## Begin DATASET EXTRACT

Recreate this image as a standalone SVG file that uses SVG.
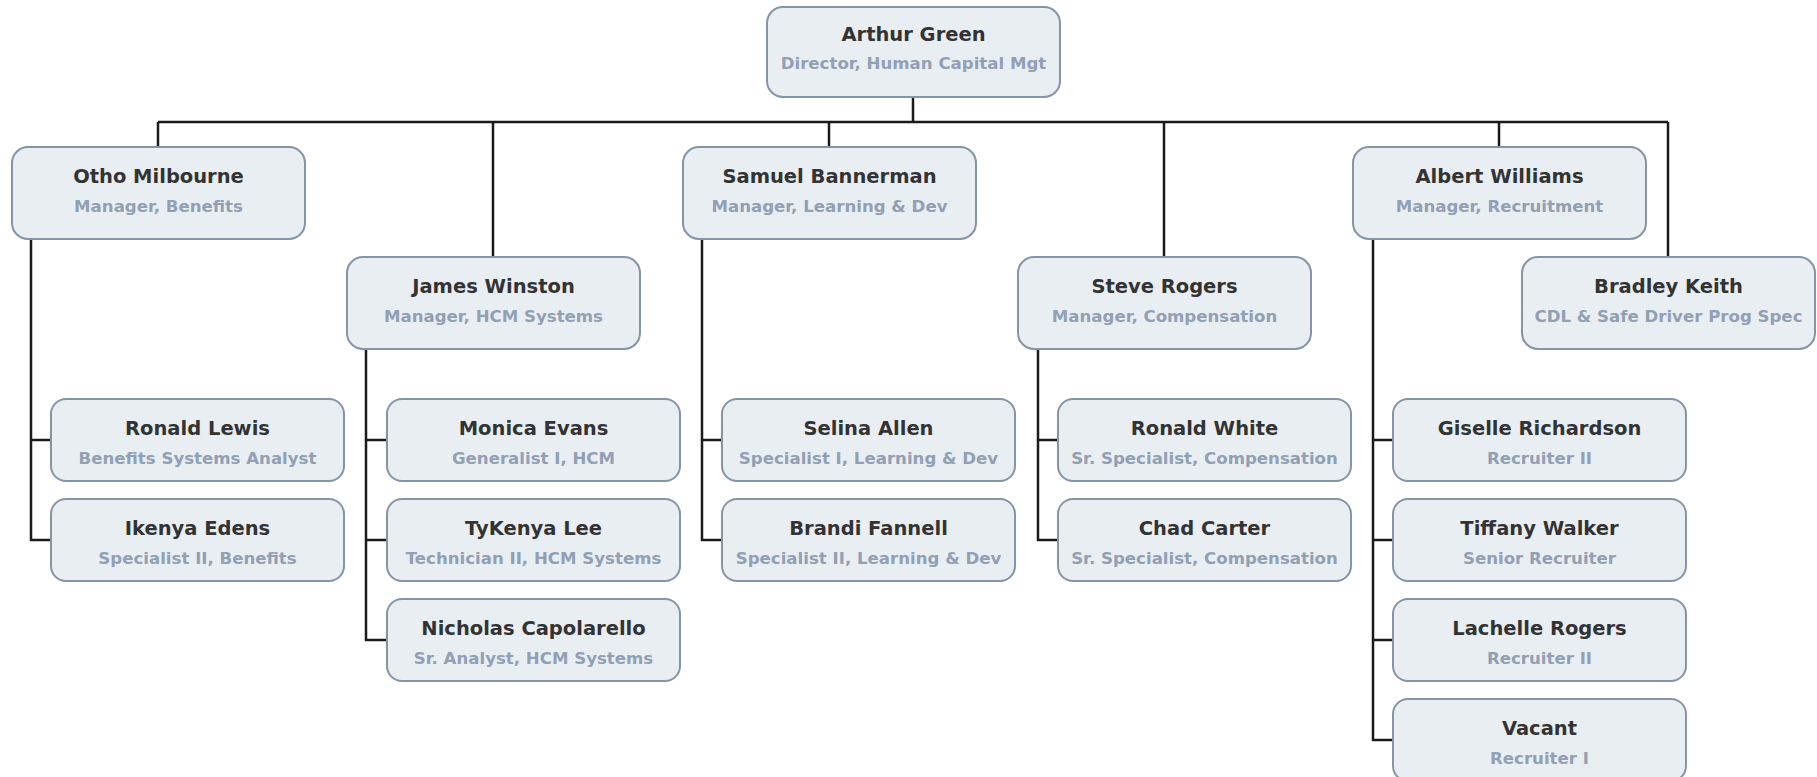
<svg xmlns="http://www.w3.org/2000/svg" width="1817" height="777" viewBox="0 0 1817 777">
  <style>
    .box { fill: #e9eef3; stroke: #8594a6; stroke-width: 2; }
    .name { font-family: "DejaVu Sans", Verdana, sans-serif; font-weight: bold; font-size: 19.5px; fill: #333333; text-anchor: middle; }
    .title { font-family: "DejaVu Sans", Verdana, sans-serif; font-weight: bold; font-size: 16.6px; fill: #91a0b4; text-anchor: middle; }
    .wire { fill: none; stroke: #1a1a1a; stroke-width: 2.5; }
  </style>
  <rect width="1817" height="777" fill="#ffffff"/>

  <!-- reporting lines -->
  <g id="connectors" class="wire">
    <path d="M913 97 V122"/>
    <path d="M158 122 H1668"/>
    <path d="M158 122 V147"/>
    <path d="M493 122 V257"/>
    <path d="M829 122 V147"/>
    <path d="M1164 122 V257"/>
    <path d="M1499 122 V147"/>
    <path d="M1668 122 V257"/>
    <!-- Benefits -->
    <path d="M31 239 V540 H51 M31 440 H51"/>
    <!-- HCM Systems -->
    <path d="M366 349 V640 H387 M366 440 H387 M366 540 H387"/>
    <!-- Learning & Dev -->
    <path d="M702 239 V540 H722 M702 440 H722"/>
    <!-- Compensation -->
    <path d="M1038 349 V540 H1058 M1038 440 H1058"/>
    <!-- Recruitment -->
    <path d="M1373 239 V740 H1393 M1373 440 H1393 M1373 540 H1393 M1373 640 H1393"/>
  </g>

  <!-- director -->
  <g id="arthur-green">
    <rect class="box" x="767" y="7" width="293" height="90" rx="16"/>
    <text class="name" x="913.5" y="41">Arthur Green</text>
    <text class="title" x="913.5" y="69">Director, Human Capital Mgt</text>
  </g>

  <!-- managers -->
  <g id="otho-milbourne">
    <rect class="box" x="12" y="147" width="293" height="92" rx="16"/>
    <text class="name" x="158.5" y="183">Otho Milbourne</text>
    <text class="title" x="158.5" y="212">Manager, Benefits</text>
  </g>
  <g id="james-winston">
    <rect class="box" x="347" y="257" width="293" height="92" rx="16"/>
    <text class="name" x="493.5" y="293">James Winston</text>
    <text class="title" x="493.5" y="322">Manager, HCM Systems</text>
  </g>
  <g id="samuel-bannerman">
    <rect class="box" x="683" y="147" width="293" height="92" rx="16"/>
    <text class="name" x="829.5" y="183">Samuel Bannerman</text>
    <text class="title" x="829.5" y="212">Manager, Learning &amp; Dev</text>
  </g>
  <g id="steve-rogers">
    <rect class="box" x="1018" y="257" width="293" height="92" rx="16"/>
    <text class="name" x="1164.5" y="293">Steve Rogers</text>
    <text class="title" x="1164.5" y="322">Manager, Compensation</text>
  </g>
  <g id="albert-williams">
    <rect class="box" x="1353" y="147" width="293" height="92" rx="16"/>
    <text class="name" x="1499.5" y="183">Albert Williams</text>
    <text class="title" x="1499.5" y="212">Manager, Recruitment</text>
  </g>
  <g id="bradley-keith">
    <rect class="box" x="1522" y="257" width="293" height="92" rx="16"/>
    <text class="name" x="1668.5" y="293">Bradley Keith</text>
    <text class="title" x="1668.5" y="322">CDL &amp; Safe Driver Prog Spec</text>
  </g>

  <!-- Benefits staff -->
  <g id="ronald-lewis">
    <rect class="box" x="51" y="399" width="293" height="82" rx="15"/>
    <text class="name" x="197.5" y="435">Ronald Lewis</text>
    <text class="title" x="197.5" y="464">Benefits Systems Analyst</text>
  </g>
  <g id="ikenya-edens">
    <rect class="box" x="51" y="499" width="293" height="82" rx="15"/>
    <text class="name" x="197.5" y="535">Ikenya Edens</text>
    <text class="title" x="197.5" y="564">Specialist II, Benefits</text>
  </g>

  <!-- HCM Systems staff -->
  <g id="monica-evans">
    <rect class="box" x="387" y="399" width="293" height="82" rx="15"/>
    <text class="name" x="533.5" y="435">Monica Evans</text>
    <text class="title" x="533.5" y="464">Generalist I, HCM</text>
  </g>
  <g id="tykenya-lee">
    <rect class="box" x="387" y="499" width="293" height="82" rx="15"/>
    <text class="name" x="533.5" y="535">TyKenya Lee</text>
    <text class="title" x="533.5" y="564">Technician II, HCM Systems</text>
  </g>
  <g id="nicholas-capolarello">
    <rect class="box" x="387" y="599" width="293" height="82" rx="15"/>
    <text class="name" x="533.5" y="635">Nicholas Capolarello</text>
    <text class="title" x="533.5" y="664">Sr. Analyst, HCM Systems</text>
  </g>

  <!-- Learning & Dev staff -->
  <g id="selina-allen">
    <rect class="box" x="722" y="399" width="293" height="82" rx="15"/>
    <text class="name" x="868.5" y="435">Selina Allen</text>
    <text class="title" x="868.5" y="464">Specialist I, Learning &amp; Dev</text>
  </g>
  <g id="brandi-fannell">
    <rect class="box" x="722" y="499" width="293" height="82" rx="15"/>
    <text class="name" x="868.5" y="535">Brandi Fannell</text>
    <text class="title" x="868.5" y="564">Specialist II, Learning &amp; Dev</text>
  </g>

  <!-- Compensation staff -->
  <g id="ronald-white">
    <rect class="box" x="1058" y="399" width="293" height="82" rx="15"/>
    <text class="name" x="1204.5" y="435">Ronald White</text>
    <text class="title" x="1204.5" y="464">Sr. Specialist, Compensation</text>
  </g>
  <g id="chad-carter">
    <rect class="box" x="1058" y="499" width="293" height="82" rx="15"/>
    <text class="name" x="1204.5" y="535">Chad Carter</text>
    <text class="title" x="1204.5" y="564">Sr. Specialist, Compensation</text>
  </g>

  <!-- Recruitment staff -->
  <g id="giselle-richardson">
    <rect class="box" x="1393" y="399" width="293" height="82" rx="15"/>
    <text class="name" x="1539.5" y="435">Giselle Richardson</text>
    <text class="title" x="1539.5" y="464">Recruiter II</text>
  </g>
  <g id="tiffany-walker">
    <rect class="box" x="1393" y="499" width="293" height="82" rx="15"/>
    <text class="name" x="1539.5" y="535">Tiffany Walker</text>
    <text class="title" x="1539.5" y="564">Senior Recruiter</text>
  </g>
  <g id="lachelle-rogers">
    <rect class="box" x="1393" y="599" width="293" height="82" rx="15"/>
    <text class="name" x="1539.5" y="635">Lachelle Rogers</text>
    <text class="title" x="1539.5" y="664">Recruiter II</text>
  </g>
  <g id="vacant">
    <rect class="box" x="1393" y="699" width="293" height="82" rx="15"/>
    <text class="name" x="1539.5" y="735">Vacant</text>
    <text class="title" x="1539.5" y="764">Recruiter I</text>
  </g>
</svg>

## End DATASET EXTRACT

# EXERCISE TASK:
Write out the material above once more, exactly as it reads, with no pictures.

# EXPECTED OUTPUT:
Recreate this image as a standalone SVG file that uses SVG.
<svg xmlns="http://www.w3.org/2000/svg" width="1817" height="777" viewBox="0 0 1817 777">
  <style>
    .box { fill: #e9eef3; stroke: #8594a6; stroke-width: 2; }
    .name { font-family: "DejaVu Sans", Verdana, sans-serif; font-weight: bold; font-size: 19.5px; fill: #333333; text-anchor: middle; }
    .title { font-family: "DejaVu Sans", Verdana, sans-serif; font-weight: bold; font-size: 16.6px; fill: #91a0b4; text-anchor: middle; }
    .wire { fill: none; stroke: #1a1a1a; stroke-width: 2.5; }
  </style>
  <rect width="1817" height="777" fill="#ffffff"/>

  <!-- reporting lines -->
  <g id="connectors" class="wire">
    <path d="M913 97 V122"/>
    <path d="M158 122 H1668"/>
    <path d="M158 122 V147"/>
    <path d="M493 122 V257"/>
    <path d="M829 122 V147"/>
    <path d="M1164 122 V257"/>
    <path d="M1499 122 V147"/>
    <path d="M1668 122 V257"/>
    <!-- Benefits -->
    <path d="M31 239 V540 H51 M31 440 H51"/>
    <!-- HCM Systems -->
    <path d="M366 349 V640 H387 M366 440 H387 M366 540 H387"/>
    <!-- Learning & Dev -->
    <path d="M702 239 V540 H722 M702 440 H722"/>
    <!-- Compensation -->
    <path d="M1038 349 V540 H1058 M1038 440 H1058"/>
    <!-- Recruitment -->
    <path d="M1373 239 V740 H1393 M1373 440 H1393 M1373 540 H1393 M1373 640 H1393"/>
  </g>

  <!-- director -->
  <g id="arthur-green">
    <rect class="box" x="767" y="7" width="293" height="90" rx="16"/>
    <text class="name" x="913.5" y="41">Arthur Green</text>
    <text class="title" x="913.5" y="69">Director, Human Capital Mgt</text>
  </g>

  <!-- managers -->
  <g id="otho-milbourne">
    <rect class="box" x="12" y="147" width="293" height="92" rx="16"/>
    <text class="name" x="158.5" y="183">Otho Milbourne</text>
    <text class="title" x="158.5" y="212">Manager, Benefits</text>
  </g>
  <g id="james-winston">
    <rect class="box" x="347" y="257" width="293" height="92" rx="16"/>
    <text class="name" x="493.5" y="293">James Winston</text>
    <text class="title" x="493.5" y="322">Manager, HCM Systems</text>
  </g>
  <g id="samuel-bannerman">
    <rect class="box" x="683" y="147" width="293" height="92" rx="16"/>
    <text class="name" x="829.5" y="183">Samuel Bannerman</text>
    <text class="title" x="829.5" y="212">Manager, Learning &amp; Dev</text>
  </g>
  <g id="steve-rogers">
    <rect class="box" x="1018" y="257" width="293" height="92" rx="16"/>
    <text class="name" x="1164.5" y="293">Steve Rogers</text>
    <text class="title" x="1164.5" y="322">Manager, Compensation</text>
  </g>
  <g id="albert-williams">
    <rect class="box" x="1353" y="147" width="293" height="92" rx="16"/>
    <text class="name" x="1499.5" y="183">Albert Williams</text>
    <text class="title" x="1499.5" y="212">Manager, Recruitment</text>
  </g>
  <g id="bradley-keith">
    <rect class="box" x="1522" y="257" width="293" height="92" rx="16"/>
    <text class="name" x="1668.5" y="293">Bradley Keith</text>
    <text class="title" x="1668.5" y="322">CDL &amp; Safe Driver Prog Spec</text>
  </g>

  <!-- Benefits staff -->
  <g id="ronald-lewis">
    <rect class="box" x="51" y="399" width="293" height="82" rx="15"/>
    <text class="name" x="197.5" y="435">Ronald Lewis</text>
    <text class="title" x="197.5" y="464">Benefits Systems Analyst</text>
  </g>
  <g id="ikenya-edens">
    <rect class="box" x="51" y="499" width="293" height="82" rx="15"/>
    <text class="name" x="197.5" y="535">Ikenya Edens</text>
    <text class="title" x="197.5" y="564">Specialist II, Benefits</text>
  </g>

  <!-- HCM Systems staff -->
  <g id="monica-evans">
    <rect class="box" x="387" y="399" width="293" height="82" rx="15"/>
    <text class="name" x="533.5" y="435">Monica Evans</text>
    <text class="title" x="533.5" y="464">Generalist I, HCM</text>
  </g>
  <g id="tykenya-lee">
    <rect class="box" x="387" y="499" width="293" height="82" rx="15"/>
    <text class="name" x="533.5" y="535">TyKenya Lee</text>
    <text class="title" x="533.5" y="564">Technician II, HCM Systems</text>
  </g>
  <g id="nicholas-capolarello">
    <rect class="box" x="387" y="599" width="293" height="82" rx="15"/>
    <text class="name" x="533.5" y="635">Nicholas Capolarello</text>
    <text class="title" x="533.5" y="664">Sr. Analyst, HCM Systems</text>
  </g>

  <!-- Learning & Dev staff -->
  <g id="selina-allen">
    <rect class="box" x="722" y="399" width="293" height="82" rx="15"/>
    <text class="name" x="868.5" y="435">Selina Allen</text>
    <text class="title" x="868.5" y="464">Specialist I, Learning &amp; Dev</text>
  </g>
  <g id="brandi-fannell">
    <rect class="box" x="722" y="499" width="293" height="82" rx="15"/>
    <text class="name" x="868.5" y="535">Brandi Fannell</text>
    <text class="title" x="868.5" y="564">Specialist II, Learning &amp; Dev</text>
  </g>

  <!-- Compensation staff -->
  <g id="ronald-white">
    <rect class="box" x="1058" y="399" width="293" height="82" rx="15"/>
    <text class="name" x="1204.5" y="435">Ronald White</text>
    <text class="title" x="1204.5" y="464">Sr. Specialist, Compensation</text>
  </g>
  <g id="chad-carter">
    <rect class="box" x="1058" y="499" width="293" height="82" rx="15"/>
    <text class="name" x="1204.5" y="535">Chad Carter</text>
    <text class="title" x="1204.5" y="564">Sr. Specialist, Compensation</text>
  </g>

  <!-- Recruitment staff -->
  <g id="giselle-richardson">
    <rect class="box" x="1393" y="399" width="293" height="82" rx="15"/>
    <text class="name" x="1539.5" y="435">Giselle Richardson</text>
    <text class="title" x="1539.5" y="464">Recruiter II</text>
  </g>
  <g id="tiffany-walker">
    <rect class="box" x="1393" y="499" width="293" height="82" rx="15"/>
    <text class="name" x="1539.5" y="535">Tiffany Walker</text>
    <text class="title" x="1539.5" y="564">Senior Recruiter</text>
  </g>
  <g id="lachelle-rogers">
    <rect class="box" x="1393" y="599" width="293" height="82" rx="15"/>
    <text class="name" x="1539.5" y="635">Lachelle Rogers</text>
    <text class="title" x="1539.5" y="664">Recruiter II</text>
  </g>
  <g id="vacant">
    <rect class="box" x="1393" y="699" width="293" height="82" rx="15"/>
    <text class="name" x="1539.5" y="735">Vacant</text>
    <text class="title" x="1539.5" y="764">Recruiter I</text>
  </g>
</svg>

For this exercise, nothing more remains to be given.